Donald Trump of today very different from man who was inaugurated
US partial reversal on climate change reveals how Donald Trump of September changed from the man who took office.
The US partial reversal on climate change is merely a surface indicator of a much more fundamental American change. So let me introduce you to the President Trump of September 2017. He is a very different President to the one who took office in January.
In recent weeks Wall Street has sensed the Trump change and we have seen a stronger share market. I fear that the change in the Presidential administration will be masked in the weeks and months ahead by the ramifications of the Korean conflict, which is now moving to the province of the American Pentagon.

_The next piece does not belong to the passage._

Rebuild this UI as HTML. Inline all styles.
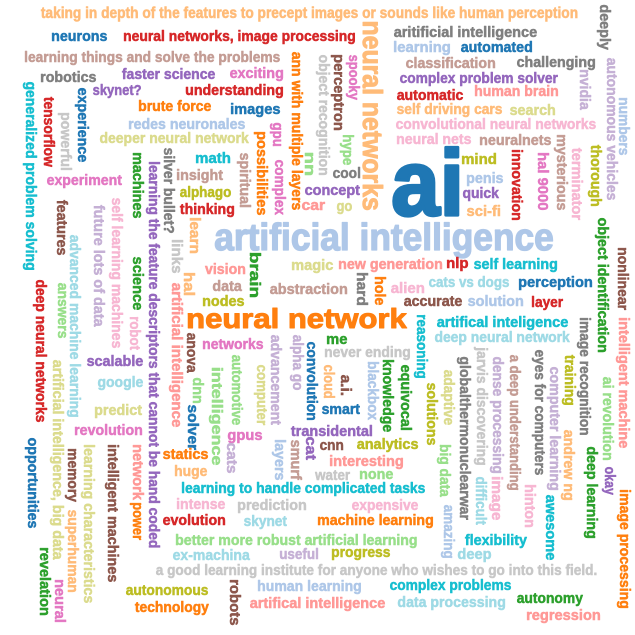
<!DOCTYPE html>
<html>
<head>
<meta charset="utf-8">
<style>
  html, body { margin: 0; padding: 0; background: #fff; }
  #cloud { display: block; }
  text { font-family: "Liberation Sans Narrow", "Liberation Sans", sans-serif; font-weight: bold; font-size: 100px; stroke-width: 3.5px; stroke-linejoin: round; }
</style>
</head>
<body>
<svg id="cloud" width="635" height="635" viewBox="0 0 635 635" xmlns="http://www.w3.org/2000/svg"></svg>
<script>
const palette = {B:"#1f77b4",b:"#aec7e8",O:"#ff7f0e",o:"#ffbb78",G:"#2ca02c",g:"#98df8a",R:"#d62728",r:"#ff9896",P:"#9467bd",p:"#c5b0d5",N:"#8c564b",n:"#c49c94",K:"#e377c2",k:"#f7b6d2",Y:"#7f7f7f",y:"#c7c7c7",L:"#bcbd22",l:"#dbdb8d",C:"#17becf",c:"#9edae5"};
// [word, colour key, orientation, a, b, c, thickness]
// h: a=x0, b=x1, c=y centre ; v: a=x centre, b=y0, c=y1
const table = [
["taking in depth of the features to precept images or sounds like human perception","o","h",41,578,14,15],
["neurons","B","h",52,107,37],
["neural networks, image processing","R","h",124,355,37],
["learning things and solve the problems","n","h",25,280,58],
["robotics","Y","h",41,96,78],
["faster science","P","h",122,215,75],
["exciting","K","h",230,283,74],
["skynet?","P","h",93,141,91],
["understanding","R","h",186,283,91],
["brute force","O","h",139,211,107],
["images","B","h",231,280,110],
["redes neuronales","b","h",129,245,125],
["deeper neural network","l","h",100,249,139],
["experiment","K","h",47,122,181],
["math","C","h",196,230,159],
["insight","n","h",177,223,176],
["alphago","L","h",180,231,193],
["thinking","R","h",180,234,210],
["vision","r","h",205,245,270],
["data","n","h",213,242,287],
["nodes","L","h",203,244,302],
["abstraction","n","h",270,347,290],
["magic","l","h",292,333,266],
["artificial intelligence","b","h",215,553,240,36],
["neural network","O","h",188,407,321,26],
["ai","B","h",393,458,191,87],
["aritificial intelligence","Y","h",394,537,33],
["learning","b","h",394,450,48],
["automated","B","h",461,532,48],
["classification","n","h",406,495,64],
["challenging","Y","h",517,595,63],
["complex problem solver","P","h",400,558,79],
["automatic","R","h",397,463,96],
["human brain","r","h",475,558,92],
["self driving cars","o","h",397,502,110],
["search","l","h",510,555,111],
["convolutional neural networks","k","h",396,596,125],
["neural nets","k","h",397,471,140],
["neuralnets","n","h",480,551,141],
["mind","L","h",462,496,160],
["cool","Y","h",333,360,174],
["concept","P","h",305,360,191],
["car","r","h",302,325,206],
["go","l","h",337,352,207],
["penis","b","h",467,503,179],
["quick","P","h",463,499,194],
["sci-fi","o","h",467,500,212],
["new generation","r","h",339,442,265],
["nlp","R","h",447,468,264],
["self learning","C","h",474,557,265],
["cats vs dogs","c","h",429,509,283],
["perception","B","h",519,592,283],
["alien","k","h",391,424,289],
["accurate","N","h",404,462,302],
["solution","b","h",468,523,302],
["layer","R","h",532,563,303],
["scalable","P","h",87,143,362],
["google","c","h",98,143,383],
["predict","l","h",95,142,411],
["revolution","K","h",75,142,431],
["autonomous","L","h",126,208,591],
["technology","O","h",135,209,608],
["networks","K","h",203,263,345],
["gpus","K","h",228,262,436],
["transidental","P","h",291,372,432],
["statics","O","h",163,208,455],
["huge","o","h",175,207,472],
["learning to handle complicated tasks","C","h",182,425,489],
["intense","k","h",177,225,505],
["prediction","y","h",238,306,506],
["evolution","R","h",163,225,521],
["skynet","c","h",244,287,522],
["better more robust artificial learning","g","h",176,417,541],
["ex-machina","c","h",173,250,556],
["useful","p","h",280,318,555],
["a good learning institute for anyone who wishes to go into this field.","y","h",156,597,571],
["human learning","b","h",258,361,587],
["artifical intelligence","r","h",250,385,604],
["artifical inteligence","C","h",437,568,323],
["me","G","h",327,347,340],
["never ending","y","h",325,410,353],
["deep neural network","c","h",435,570,338],
["smart","B","h",322,360,410],
["cnn","N","h",320,343,446],
["analytics","L","h",357,418,445],
["interesting","r","h",330,403,462],
["water","y","h",315,350,476],
["none","g","h",360,393,475],
["expensive","k","h",352,418,506],
["machine learning","O","h",318,433,521],
["progress","L","h",332,390,553],
["complex problems","C","h",390,511,586],
["data processing","c","h",398,505,603],
["autonomy","G","h",517,583,599],
["regression","r","h",527,600,616],
["flexibility","C","h",465,527,541],
["deep","c","h",458,491,555],
["ann with multiple layers","O","v",296,52,210],
["object recognition","y","v",323,55,175],
["generalized problem solving","C","v",30,82,270],
["tensorflow","R","v",48,97,167],
["experience","B","v",82,88,162],
["powerful","y","v",65,113,170],
["gpu","K","v",277,123,146],
["possibilities","O","v",261,132,215],
["complex","K","v",279,160,215],
["spiritual","n","v",244,153,207],
["nn","g","v",309,153,175],
["silver bullet?","Y","v",168,148,233],
["machines","G","v",137,153,218],
["learning the feature descriptors that cannot be hand coded","P","v",153,162,548],
["features","N","v",61,200,255],
["future lots of data","p","v",98,205,327],
["self learning machines","k","v",116,198,348],
["advanced machine learning","c","v",74,235,417],
["answers","g","v",62,283,338],
["deep neural networks","R","v",40,280,422],
["science","G","v",137,257,310],
["robot","k","v",134,317,350],
["links","y","v",176,240,273],
["learn","o","v",194,218,253],
["hal","o","v",188,273,295],
["artificial intelligence","r","v",176,283,427],
["brain","G","v",254,253,297],
["deeply","Y","v",604,5,50],
["neural networks","o","v",370,22,210,26],
["perceptron","N","v",338,55,130],
["spooky","K","v",353,55,100],
["hype","g","v",347,135,165],
["nvidia","p","v",584,70,110],
["autonomous vehicles","p","v",611,58,200],
["numbers","b","v",623,98,155],
["innovation","R","v",516,150,220],
["hal 9000","K","v",542,153,210],
["mysterious","n","v",561,135,210],
["terminator","k","v",576,148,220],
["thorough","L","v",595,145,206],
["object identification","G","v",602,218,352],
["nonlinear","N","v",622,248,310],
["hard","Y","v",361,273,305],
["hole","O","v",379,277,305],
["artificial intelligence, big data","l","v",57,360,560],
["opportunities","B","v",32,438,528],
["memory","N","v",72,449,502],
["learning characteristics","l","v",88,445,603],
["superhuman","o","v",72,510,592],
["revelation","G","v",44,548,615],
["neural","K","v",59,580,622],
["intelligent machines","N","v",112,445,582],
["network","r","v",137,445,500],
["power","O","v",137,503,540],
["robots","N","v",234,580,625],
["anova","N","v",191,333,373],
["advancement","p","v",275,335,425],
["alpha go","p","v",297,335,390],
["convolution","B","v",311,342,420],
["automotive","g","v",236,355,425],
["computer","l","v",261,365,425],
["dnn","g","v",197,378,403],
["solver","B","v",192,405,450],
["intelligence","g","v",216,368,465],
["cats","p","v",231,443,473],
["layers","b","v",279,440,480],
["smurf","n","v",295,440,480],
["cat","P","v",310,437,460],
["reasoning","C","v",421,315,378],
["cloud","o","v",328,365,398],
["a.i.","N","v",345,375,395],
["blackbox","b","v",372,362,420],
["knowledge","G","v",387,360,432],
["equivocal","G","v",405,365,430],
["solutions","L","v",431,383,445],
["adaptive","l","v",448,370,425],
["big data","g","v",444,445,497],
["globalthermonuclearwar","Y","v",464,357,520],
["jarvis discovering","y","v",481,347,465],
["dense processing","p","v",497,357,473],
["a deep understanding","n","v",514,355,490],
["eyes for computers","Y","v",539,350,475],
["computer learning","p","v",554,367,490],
["training","L","v",569,355,405],
["image recognition","Y","v",584,318,435],
["difficult","c","v",480,477,525],
["image","k","v",496,477,520],
["amazing","b","v",448,505,558],
["hinton","k","v",529,485,527],
["awesome","C","v",550,495,560],
["andrew ng","o","v",568,430,500],
["deep learning","G","v",591,447,538],
["ai revolution","g","v",607,377,460],
["okay","P","v",609,467,495],
["intelligent machine","r","v",623,318,448],
["image processing","O","v",624,490,608]
];
const words = table.map(r => r[0]);
const colorKeys = table.map(r => r[1]);

const svg = document.getElementById('cloud');
const NS = "http://www.w3.org/2000/svg";
const cv = document.createElement('canvas');
const ctx = cv.getContext('2d');
ctx.font = 'bold 100px "Liberation Sans Narrow", "Liberation Sans", sans-serif';
const refA = ctx.measureText('bdfhklt').actualBoundingBoxAscent;
const refD = ctx.measureText('gjpqy').actualBoundingBoxDescent;

table.forEach((r, i) => {
  const word = words[i];
  const ori = r[2], a = r[3], b = r[4], c = r[5], h = r[6] || 14;
  const m = ctx.measureText(word);
  const w = m.actualBoundingBoxLeft + m.actualBoundingBoxRight;
  const sy = h / (refA + refD);
  const t = document.createElementNS(NS, 'text');
  t.textContent = word;
  t.setAttribute('fill', palette[colorKeys[i]]);
  t.setAttribute('stroke', palette[colorKeys[i]]);
  let tr;
  if (ori === 'h') {
    const sx = (b - a) / w;
    const top = c - h / 2;
    tr = `translate(${a + m.actualBoundingBoxLeft * sx},${top + refA * sy}) scale(${sx},${sy})`;
  } else {
    const sx = (c - b) / w;
    const right = a + h / 2;
    tr = `translate(${right - refA * sy},${b + m.actualBoundingBoxLeft * sx}) rotate(90) scale(${sx},${sy})`;
  }
  t.setAttribute('transform', tr);
  
  
  svg.appendChild(t);
});
</script>
</body>
</html>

President Obama, by putting the North Korean problem in the too hard basket, left his successor with no easy options.
When the 45th President was sworn in last January he surrounded himself with people who had very limited experience in the business of governing, let alone governing the world’s largest economy. And while Trump himself was a brilliant marketer he also had no experience in the business of government. He planned to “drain the swamp” but he did not have around him sufficient people of the calibre to do it. With John Kelly now chief of staff, the Trump team looks a lot better. The January 2017 Trump administration reminds me of Gough Whitlam’s government in the 1970s. When Whitlam took office in 1972 his first administration contained people who should not have been cabinet ministers. One by one they were weeded out and by the time Whitlam was replaced in 1975 he had an excellent ministry. Many of those people took key roles in the successful Hawke ministry that came to power eight years later and hit the ground running. In the US, the Trump administration announced at the weekend that it was prepared to engage in climate discussions. That’s a big policy change from January but Trump found a climate switch was essential if he wanted his broader agenda to return to the table. Last week when he began talking with the Democrats, he could see climate might be an obstacle.
Trump has a very difficult problem in so many areas of his agenda — his Republican party is split so that makes him a very wounded President. But armed with a more experienced administration, Trump has started on this bipartisan discussion — a process that has few precedents in recent US history. Last week some 35 members of the Congress from both sides met to discuss tax reductions, infrastructure, bringing home the trillions of dollars held by American companies off- shore, refugees and even health care,
In his address to the bipartisan group, President Trump said that Republicans and Democrats should be able to work together for the people on a program that was “pro-jobs, pro-family and pro-US”. Our mob in Canberra is light years away from thinking about working together for families and the nation.
Trump put on the table his broad original plan — the largest tax cuts in US history for the middle class plus lowering the US company tax rate from the current 35 per cent to a level that is competitive with the China rate of 15 per cent.
And he wants to bring back ”quickly” the trillions of dollars held by US companies overseas to enable a massive investment in infrastructure such roads bridges airports railways etc.
And addressing the Democrats, he announced that he had discovered it’s “amazing how little our differences are”.
Maybe it will come to nothing. But I think the success possibility is reasonable mainly because too much work has been done in advance of bringing Donald Trump into the room.
Those experienced in such matters don’t bring the leader into the room until initial progress has been made. The Democrats and Republicans are involved in what is called a “problem solvers’ caucus” which invited President Trump. And later he also dined with leading Democrats.
When President Trump came to office we saw a surge on Wall Street and a rise in the US dollar in anticipation of massive dollars coming back to the US and funding infrastructure and corporate investment.
It did not happen and the dollar fell. The news and commentary that comes out of the US is nearly all anti Trump and the commentators have had a wonderful time given the chaos that has derailed the Trump administration.
But anyone who can bring both parties together to discuss an agenda that is basically the Trump agenda needs to be taken seriously. While today’s Trump looks different to the January Trump, there is still a long way to go.